• slide
  • slide
  • slide

‘Enabling life’: Rogers makes overdose-reversing drug, test strips accessible to public

03/15/24 06:00:pm
  • slide
  • slide
  • slide

As a way to save lives during a nationwide opioid crisis, Rogers will soon have the overdose-reversing drug naloxone and fentanyl test strips accessible for the general public at all three southeast Wisconsin campuses.

“We are proud of our dedication to evidence-based treatment, yet we must acknowledge areas where additional growth is imperative,” says Jim Hishmeh, director of addiction services. “In the realm of harm reduction for our substance use disorder patients, we recognize the urgency to enhance our care.”

In recent years, fentanyl, a potent synthetic opioid, has driven an increase in overdose deaths.
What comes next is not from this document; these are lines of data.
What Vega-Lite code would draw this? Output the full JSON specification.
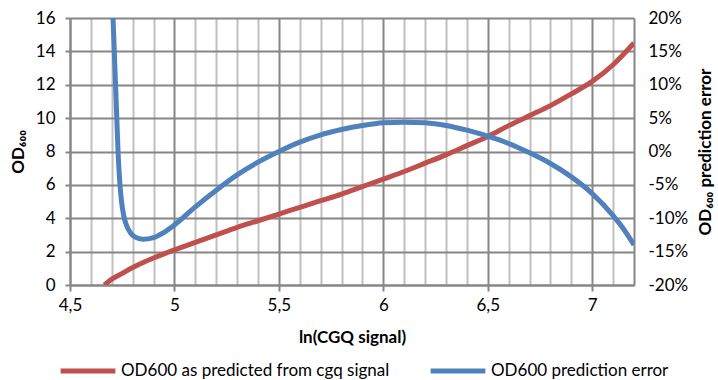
{
  "$schema": "https://vega.github.io/schema/vega-lite/v6.json",
  "width": 564,
  "height": 267,
  "autosize": {"type": "none"},
  "padding": {"left": 70, "top": 18, "right": 84, "bottom": 95},
  "config": {"font": "Lato", "view": {"stroke": null}},
  "datasets": {
    "od": [
      {"x": 4.665, "od": 0}, {"x": 4.7, "od": 0.35}, {"x": 4.75, "od": 0.7}, {"x": 4.8, "od": 1.05},
      {"x": 4.85, "od": 1.35}, {"x": 4.9, "od": 1.62}, {"x": 4.95, "od": 1.87}, {"x": 5.0, "od": 2.1},
      {"x": 5.1, "od": 2.55}, {"x": 5.2, "od": 3.0}, {"x": 5.3, "od": 3.45}, {"x": 5.4, "od": 3.85},
      {"x": 5.5, "od": 4.25}, {"x": 5.6, "od": 4.65}, {"x": 5.7, "od": 5.05}, {"x": 5.8, "od": 5.45},
      {"x": 5.9, "od": 5.9}, {"x": 6.0, "od": 6.35}, {"x": 6.1, "od": 6.8}, {"x": 6.2, "od": 7.3},
      {"x": 6.3, "od": 7.8}, {"x": 6.4, "od": 8.35}, {"x": 6.5, "od": 8.9}, {"x": 6.6, "od": 9.55},
      {"x": 6.7, "od": 10.15}, {"x": 6.8, "od": 10.75}, {"x": 6.9, "od": 11.45}, {"x": 7.0, "od": 12.2},
      {"x": 7.1, "od": 13.2}, {"x": 7.2, "od": 14.5}
    ],
    "err": [
      {"x": 4.706, "err": 20}, {"x": 4.712, "err": 15}, {"x": 4.718, "err": 10}, {"x": 4.724, "err": 5},
      {"x": 4.73, "err": 0}, {"x": 4.737, "err": -4}, {"x": 4.746, "err": -7.3}, {"x": 4.757, "err": -9.6},
      {"x": 4.771, "err": -11.1}, {"x": 4.788, "err": -12.1}, {"x": 4.81, "err": -12.8}, {"x": 4.85, "err": -13.15},
      {"x": 4.9, "err": -12.9}, {"x": 4.95, "err": -12.1}, {"x": 5.0, "err": -11.0}, {"x": 5.1, "err": -8.3},
      {"x": 5.2, "err": -5.8}, {"x": 5.3, "err": -3.5}, {"x": 5.4, "err": -1.6}, {"x": 5.5, "err": 0},
      {"x": 5.6, "err": 1.4}, {"x": 5.7, "err": 2.5}, {"x": 5.8, "err": 3.3}, {"x": 5.9, "err": 3.9},
      {"x": 6.0, "err": 4.3}, {"x": 6.1, "err": 4.4}, {"x": 6.2, "err": 4.3}, {"x": 6.3, "err": 3.9},
      {"x": 6.4, "err": 3.2}, {"x": 6.5, "err": 2.3}, {"x": 6.6, "err": 1.2}, {"x": 6.7, "err": -0.2},
      {"x": 6.8, "err": -1.8}, {"x": 6.9, "err": -3.8}, {"x": 7.0, "err": -6.3}, {"x": 7.1, "err": -9.6},
      {"x": 7.15, "err": -11.6}, {"x": 7.2, "err": -14}
    ]
  },
  "layer": [
    {
      "data": {"name": "od"},
      "mark": {"type": "line", "strokeWidth": 5, "interpolate": "monotone", "clip": true},
      "encoding": {
        "x": {
          "field": "x", "type": "quantitative",
          "scale": {"domain": [4.5, 7.2], "nice": false, "zero": false},
          "axis": {
            "values": [4.5, 4.6, 4.7, 4.8, 4.9, 5, 5.1, 5.2, 5.3, 5.4, 5.5, 5.6, 5.7, 5.8, 5.9, 6, 6.1, 6.2, 6.3, 6.4, 6.5, 6.6, 6.7, 6.8, 6.9, 7, 7.1, 7.2],
            "tickCount": 40,
            "grid": true,
            "gridColor": {"condition": {"test": "indexof(['4.5','5.0','5.5','6.0','6.5','7.0','7.2'], format(datum.value, '.1f')) >= 0", "value": "#868686"}, "value": "#c0c0c0"},
            "gridWidth": 2,
            "tickColor": {"condition": {"test": "indexof(['4.5','5.0','5.5','6.0','6.5','7.0'], format(datum.value, '.1f')) >= 0", "value": "#868686"}, "value": "rgba(0,0,0,0)"},
            "tickSize": 6, "tickWidth": 2,
            "domainColor": "#868686", "domainWidth": 2,
            "labelExpr": "indexof(['4.5','5.0','5.5','6.0','6.5','7.0'], format(datum.value, '.1f')) >= 0 ? replace(replace(format(datum.value, '.1f'), '.0', ''), '.', ',') : ''",
            "labelFontSize": 17, "labelColor": "black", "labelPadding": 6,
            "labelOverlap": false, "labelFlush": false,
            "title": "ln(CGQ signal)", "titleFontSize": 17, "titleFontWeight": "bold",
            "titleColor": "black", "titlePadding": 16
          }
        },
        "y": {
          "field": "od", "type": "quantitative",
          "scale": {"domain": [0, 16], "nice": false},
          "axis": {
            "values": [0, 2, 4, 6, 8, 10, 12, 14, 16],
            "tickCount": 20,
            "grid": true, "gridColor": "#868686", "gridWidth": 2,
            "domainColor": "#868686", "domainWidth": 2,
            "tickColor": "#868686", "tickWidth": 2, "tickSize": 5,
            "labelFontSize": 17, "labelColor": "black", "labelPadding": 10,
            "title": "OD₆₀₀", "titleFontSize": 17, "titleFontWeight": "bold",
            "titleColor": "black", "titlePadding": 8
          }
        },
        "color": {
          "datum": "OD600 as predicted from cgq signal", "type": "nominal",
          "scale": {"domain": ["OD600 as predicted from cgq signal", "OD600 prediction error"], "range": ["#C0504D", "#4F81BD"]},
          "legend": {
            "orient": "none", "legendX": -12, "legendY": 323, "padding": 0,
            "direction": "horizontal", "title": null,
            "symbolType": "stroke", "symbolSize": 3000, "symbolStrokeWidth": 5,
            "labelFontSize": 17, "labelColor": "black", "labelOffset": 3,
            "labelLimit": 400, "columnPadding": 30
          }
        }
      }
    },
    {
      "data": {"name": "err"},
      "mark": {"type": "line", "strokeWidth": 5, "interpolate": "monotone", "clip": true},
      "encoding": {
        "x": {"field": "x", "type": "quantitative"},
        "y": {
          "field": "err", "type": "quantitative",
          "scale": {"domain": [-20, 20], "nice": false},
          "axis": {
            "orient": "right",
            "values": [-20, -15, -10, -5, 0, 5, 10, 15, 20],
            "tickCount": 20,
            "grid": false, "ticks": false, "domain": false,
            "labelExpr": "datum.value + '%'",
            "labelFontSize": 17, "labelColor": "black", "labelPadding": 14,
            "title": "OD₆₀₀ prediction error", "titleFontSize": 17, "titleFontWeight": "bold",
            "titleColor": "black", "titleAngle": 270, "titleBaseline": "top", "titlePadding": 10
          }
        },
        "color": {"datum": "OD600 prediction error", "type": "nominal"}
      }
    }
  ],
  "resolve": {"scale": {"y": "independent"}}
}
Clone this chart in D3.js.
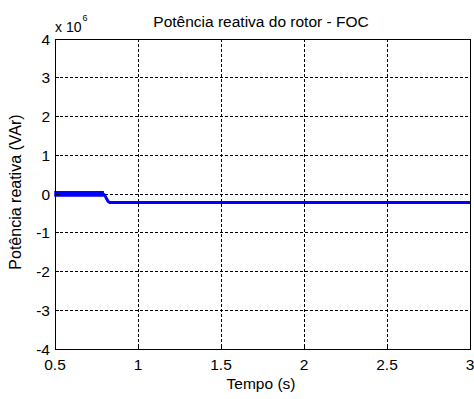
<!DOCTYPE html>
<html>
<head>
<meta charset="utf-8">
<script src="https://cdn.jsdelivr.net/npm/d3@7"></script>
<style>
  body { margin: 0; background: #fff; }
  svg { display: block; font-family: "Liberation Sans", Arial, sans-serif; }
</style>
</head>
<body>
<div class="chart"></div>
<script>
// Data (time in s, power in 10^6 VAr)
const xTicks = [0.5, 1, 1.5, 2, 2.5, 3]
const yTicks = [-4, -3, -2, -1, 0, 1, 2, 3, 4]
// thin steady part after the step
const timeValues = [0.5, 0.79, 0.80, 0.81, 0.82, 0.83, 3.0]
const powerValues = [0, 0, -0.03, -0.12, -0.19, -0.22, -0.22]
// thick ripple band before the step: [t, low, high]
const rippleTime = [0.5, 0.79]
const rippleLow = [-0.05, -0.05]
const rippleHigh = [0.06, 0.06]

const width = 474
const height = 399
const margin = {top: 39, right: 4, bottom: 50, left: 55}
const fs = 15.5

const svg = d3.select(".chart").append("svg")
    .attr("width", width)
    .attr("height", height)

const x = d3.scaleLinear().domain([0.5, 3]).range([margin.left, width - margin.right])
const y = d3.scaleLinear().domain([-4, 4]).range([height - margin.bottom, margin.top])

// grid
svg.append("g")
    .selectAll("line")
    .data(xTicks.slice(1, -1))
    .join("line")
    .attr("x1", d => x(d)).attr("x2", d => x(d))
    .attr("y1", y(4)).attr("y2", y(-4))
    .attr("stroke", "#000")
    .attr("stroke-dasharray", "3,2")
    .attr("shape-rendering", "crispEdges")

svg.append("g")
    .selectAll("line")
    .data(yTicks.slice(1, -1))
    .join("line")
    .attr("x1", x(0.5)).attr("x2", x(3))
    .attr("y1", d => y(d)).attr("y2", d => y(d))
    .attr("stroke", "#000")
    .attr("stroke-dasharray", "3,2")
    .attr("shape-rendering", "crispEdges")

// ripple band
const rows = rippleTime.map((t, i) => ({t, lo: rippleLow[i], hi: rippleHigh[i]}))
svg.append("path")
    .datum(rows)
    .attr("fill", "#0000ff")
    .attr("stroke", "#0000ff")
    .attr("stroke-width", 1.5)
    .attr("d", d3.area().x(d => x(d.t)).y0(d => y(d.lo)).y1(d => y(d.hi)))

// main line
svg.append("path")
    .datum(timeValues.map((t, i) => [t, powerValues[i]]))
    .attr("fill", "none")
    .attr("stroke", "#0000ff")
    .attr("stroke-width", 3)
    .attr("d", d3.line().x(d => x(d[0])).y(d => y(d[1])))

// frame
svg.append("rect")
    .attr("x", x(0.5)).attr("y", y(4))
    .attr("width", x(3) - x(0.5)).attr("height", y(-4) - y(4))
    .attr("fill", "none")
    .attr("stroke", "#000")
    .attr("shape-rendering", "crispEdges")

// tick marks (inside) and labels
const xAxis = svg.append("g")
xAxis.selectAll("line")
    .data(xTicks)
    .join("line")
    .attr("x1", d => x(d)).attr("x2", d => x(d))
    .attr("y1", y(-4)).attr("y2", y(-4) - 4)
    .attr("stroke", "#000")
    .attr("shape-rendering", "crispEdges")
xAxis.selectAll("text")
    .data(xTicks)
    .join("text")
    .attr("x", d => x(d))
    .attr("y", y(-4) + 21)
    .attr("text-anchor", "middle")
    .attr("font-size", fs)
    .text(d => d)

const yAxis = svg.append("g")
yAxis.selectAll("line")
    .data(yTicks)
    .join("line")
    .attr("x1", x(0.5)).attr("x2", x(0.5) + 4)
    .attr("y1", d => y(d)).attr("y2", d => y(d))
    .attr("stroke", "#000")
    .attr("shape-rendering", "crispEdges")
yAxis.selectAll("text")
    .data(yTicks)
    .join("text")
    .attr("x", x(0.5) - 5)
    .attr("y", d => y(d) + 5.5)
    .attr("text-anchor", "end")
    .attr("font-size", fs)
    .text(d => d)

// exponent
const ex = svg.append("text")
    .attr("x", x(0.5))
    .attr("y", 32)
    .attr("font-size", 14)
ex.append("tspan").text("x 10")
ex.append("tspan").attr("dy", -11).attr("dx", 1).attr("font-size", 9).text("6")

// title and axis labels
svg.append("text")
    .attr("x", 261)
    .attr("y", 27)
    .attr("text-anchor", "middle")
    .attr("font-size", fs)
    .text("Potência reativa do rotor - FOC")

svg.append("text")
    .attr("x", 261)
    .attr("y", 389)
    .attr("text-anchor", "middle")
    .attr("font-size", fs)
    .text("Tempo (s)")

svg.append("text")
    .attr("transform", `translate(21,192) rotate(-90)`)
    .attr("text-anchor", "middle")
    .attr("font-size", 16)
    .text("Potência reativa (VAr)")
</script>
</body>
</html>
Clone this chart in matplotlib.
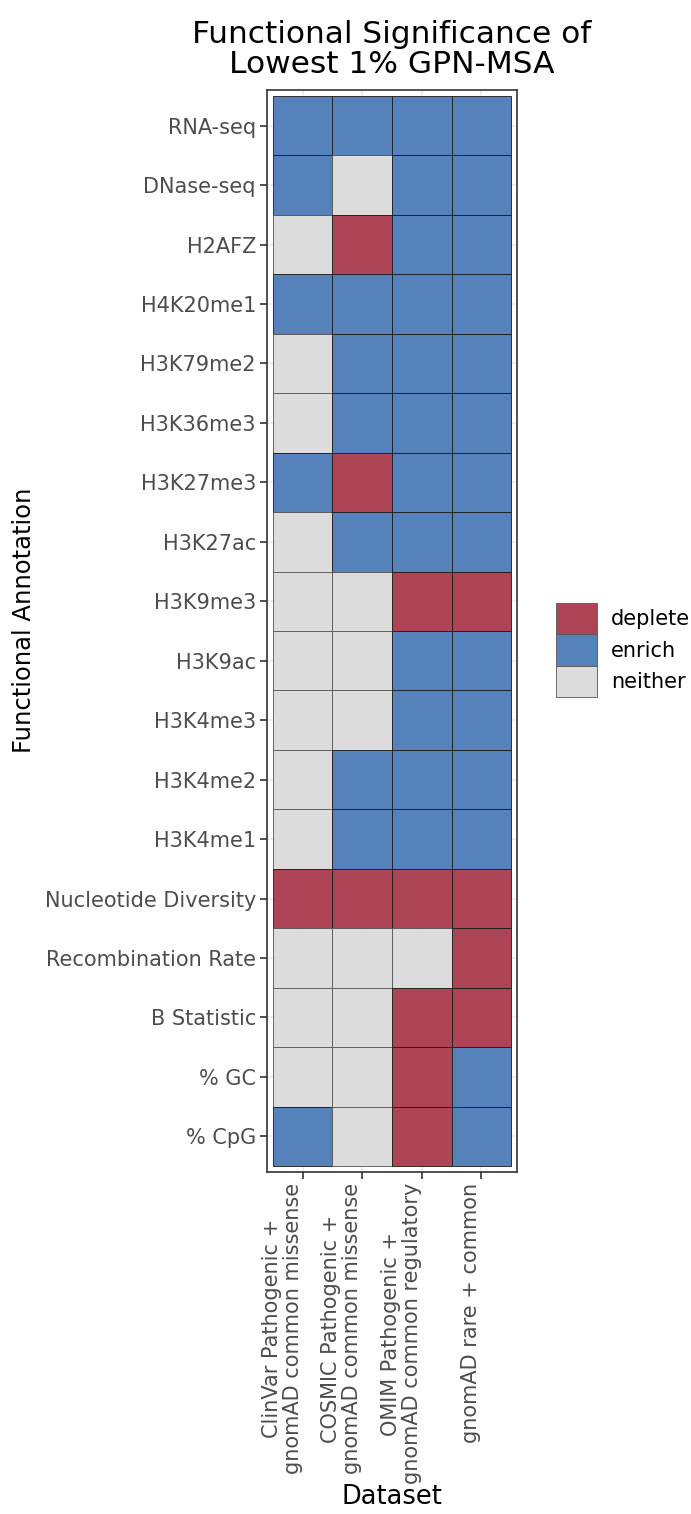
import numpy as np
import matplotlib
matplotlib.use("Agg")
import matplotlib.pyplot as plt
from matplotlib.patches import Patch

# annotations, top to bottom
annotations = ["RNA-seq", "DNase-seq", "H2AFZ", "H4K20me1", "H3K79me2", "H3K36me3",
               "H3K27me3", "H3K27ac", "H3K9me3", "H3K9ac", "H3K4me3", "H3K4me2",
               "H3K4me1", "Nucleotide Diversity", "Recombination Rate", "B Statistic",
               "% GC", "% CpG"]
datasets = ["ClinVar Pathogenic +\ngnomAD common missense",
            "COSMIC Pathogenic +\ngnomAD common missense",
            "OMIM Pathogenic +\ngnomAD common regulatory",
            "gnomAD rare + common"]

# one string per annotation, one letter per dataset: E=enrich, D=deplete, N=neither
calls = ["EEEE", "ENEE", "NDEE", "EEEE", "NEEE", "NEEE",
         "EDEE", "NEEE", "NNDD", "NNEE", "NNEE", "NEEE",
         "NEEE", "DDDD", "NNND", "NNDD", "NNDE", "ENDE"]

labels = {"D": "deplete", "E": "enrich", "N": "neither"}
colors = {"deplete": "#AE4556", "enrich": "#5582BA", "neither": "#DCDCDC"}

fig = plt.figure(figsize=(6.91, 15.14), dpi=100)
W, H = 691, 1514
ax = fig.add_axes([267 / W, (H - 1172) / H, 250 / W, 1082 / H])

n = len(annotations)
for i, row in enumerate(calls):
    y = n - i  # first annotation on top
    for j, c in enumerate(row):
        lab = labels[c]
        ec = "#555555" if lab == "neither" else "#1a1a1a"
        ax.bar(j + 1, 1, bottom=y - 0.5, width=1, color=colors[lab],
               edgecolor=ec, linewidth=0.6, zorder=2)

ax.set_xlim(0.4, len(datasets) + 0.6)
ax.set_ylim(0.4, n + 0.6)
ax.set_xticks(np.arange(1, len(datasets) + 1))
ax.set_xticklabels(datasets, rotation=90, ha="right", va="top", multialignment="center",
                   fontsize=15, color="#4D4D4D", linespacing=1.05)
ax.set_yticks(np.arange(n, 0, -1))
ax.set_yticklabels(annotations, fontsize=15, color="#4D4D4D")
ax.tick_params(length=5, width=1.2, color="#333333", pad=3)
ax.grid(True, color="#EBEBEB", linewidth=1.2, zorder=0)
ax.set_axisbelow(True)
for s in ax.spines.values():
    s.set_color("#333333")
    s.set_linewidth(1.2)

ax.set_xlabel("Dataset", fontsize=18.5)
ax.xaxis.set_label_coords(392 / W, 4 / H, transform=fig.transFigure)
ax.xaxis.label.set_va("bottom")
ax.set_ylabel("Functional Annotation", fontsize=17.5)
ax.yaxis.set_label_coords(36 / W, (H - 620) / H, transform=fig.transFigure)
ax.set_title("Functional Significance of\nLowest 1% GPN-MSA", fontsize=22.5,
             pad=12, linespacing=1.05)

handles = [Patch(facecolor=colors[k], edgecolor="#555555", linewidth=0.6, label=k)
           for k in ["deplete", "enrich", "neither"]]
fig.legend(handles=handles, loc="center left", bbox_to_anchor=(556 / W, (H - 650) / H),
           frameon=False, fontsize=15, handlelength=1.95, handleheight=1.95,
           handletextpad=0.7, labelspacing=0.0, borderaxespad=0, borderpad=0)

fig.savefig("out.png", dpi=100)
According to the Wisconsin Department of Health Services, opioids were involved in 80% of overdose deaths in 2021, with fentanyl present in 91% of those deaths.

Recently, fentanyl has been found in nearly 80% of the heroin tested in Waukesha County and can also be present in other drugs such as pressed pills and cocaine, says Jim, who serves on the Waukesha Substance Use Advisory Committee. With community need at an all-time high, he says Rogers is responding. In early March, Rogers installed a vending machine with fentanyl test strips and naloxone at the Oconomowoc hospital campus.

Also known under the brand-name Narcan, naloxone is a safe, highly effective drug that reverses opioid overdoses. Waukesha County funds the vending machine and its products, which are provided by the Addiction Resource Council.

Jim says Rogers is also working with Milwaukee County to provide the same resources in Brown Deer and West Allis. In the meantime, Rogers has installed boxes with naloxone and fentanyl test strips in the vestibule right inside the doors in West Allis, with plans to do so in Oconomowoc and Brown Deer as well. The resources will be free and accessible to the public 24/7. The vending machine in Oconomowoc has a larger supply of naloxone and test strips and is located inside the lobby available during business hours.

“It’s crucial employees know where it’s located, first, and to have discussions with their patients and families about the importance of having Narcan available, even if they’re not sure their loved one has an opioid use disorder,” Jim says. “The more Narcan we have available on the street, the more prepared we are for the event that we might, for example, walk into a public bathroom and find someone overdosing. Just having that lifesaving tool in your purse or in your pocket has the potential to save a life. The more naloxone is available to the public, the more lives we have the potential of saving.”

Jim says he acknowledges not everyone will have the same perspective on the availability of Narcan and test strips, and he’s open to hearing feedback and answering questions from employees.

“It’s important to have those honest discussions about it, and then show society and the medical field that harm reduction strategies can be really effective,” Jim says. “There’s still a significant amount of stigma in our community, even within the field of substance use disorders. Stigma and misinformation about substance use increase shame and negativity, preventing individuals from seeking or accepting critical support, treatment, and access to life saving measures. Often, these barriers delay patients’ decisions to receive treatment, significantly increasing the severity of mental health and addiction symptoms and needs upon admission to Rogers. We’re on the forefront of reducing that stigma.”

While Jim says he can understand different perspectives, he says having these harm reduction tools just within Rogers’ doors can encourage people to take the next step toward recovery and the services provided inside.

“The way I like to look at it is, we’re actually enabling life. We can’t treat a dead person, right?” Jim says. “If we don’t get them in the door, we can’t treat them. But if a life is saved, we can get them into the treatment they need, and that’s where the change can occur. Rogers’ Mental Health and Addiction Recovery treatment philosophy and services align with emerging research and directly combat the ongoing Opioid Epidemic. Ultimately, our treatment programs actively challenge stigma, provide education, connect individuals with ongoing resources and support, and improve outcomes and prognosis.”